Altalene che restano ferme a metà.
Occhi gialli divengono traslucidi, oliandosi finalmente per Lei, che è impossibilita.
Il cielo ha il mestruo eppure non si stanca di far l’amore con il Monviso. Una monetina ramata osserva mantenendosi comunque in disparte, adempiendo al compito di atmosfera sul tutto.
Desideri di mulini a vento, e poi tundre, per rinascere muschio.
Another heart is cracked in two, I’m on your back.
..
0 positivo. Ora si capiscono molte cose.
giovedì 26 febbraio 2009
Frustrated. And trash.

Parlare di lobotomia penso sia riduttivo visto l’oblio dilagante in cui si sconfina ogni giorni di più.
Esterrefatta e incredula alla vista di decisamente troppe oscenità.
Sentire personaggi che basano tutto unicamente sulla propria valenza estetica biasimare i cosiddetti “transessuali” trovo sia una delle atrocità più insulse e ridicole accadutemi ultimamente: un EMO -mio conoscente- discrimina i TRANSESSUALI affermando che “si conciano così solo per farsi vedere, dando valore solo all’apparenza, in quanto essa non rispecchia ciò che realmente sono. Dovrebbero imparare ad accettarsi.”

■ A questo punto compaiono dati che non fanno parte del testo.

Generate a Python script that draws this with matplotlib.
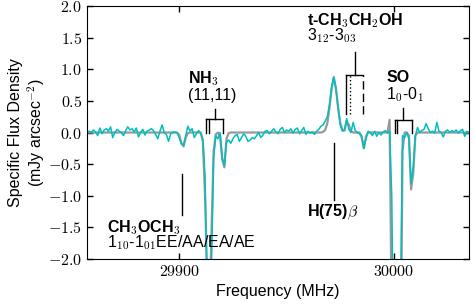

Non so. Penso non si necessitino eventuali riflessioni sulla cosa, discorsi relativi che non celano alcunché, forse indegni di una risposta che, colpa dell’indole, non ha tardato a sopraggiungere.
Una lieve angoscia carezza e subissa le giornate, incombenze mai sbrigate, progetti affissi a pareti cerebrali attendenti solo della donzella sullo scooter munita di spatola attua ad espellere il cartello vendesi, concetti troppo complessi da esplicare e condividere ché i pensieri miei sono miei e basta, “far evaporare la noia attraverso una sigaretta che non si spegne mai e non si spegne mai e non si spegne mai e non si spegne mai”.
E poi la gratitudine, e poi l’amore, e poi la fierezza, e poi ancora l’amore, e poi il senso d’orgoglio, e poi di nuovo l’amore, e poi pareti di stanze che pian piano si dipingono e i primi pezzi del mobilio in attesa del camion dei trasporti, e poi altro amore.
Coccole di amori di sempre, di amori da sempre, di amori per sempre. Grazie a loro qui ancora si respira.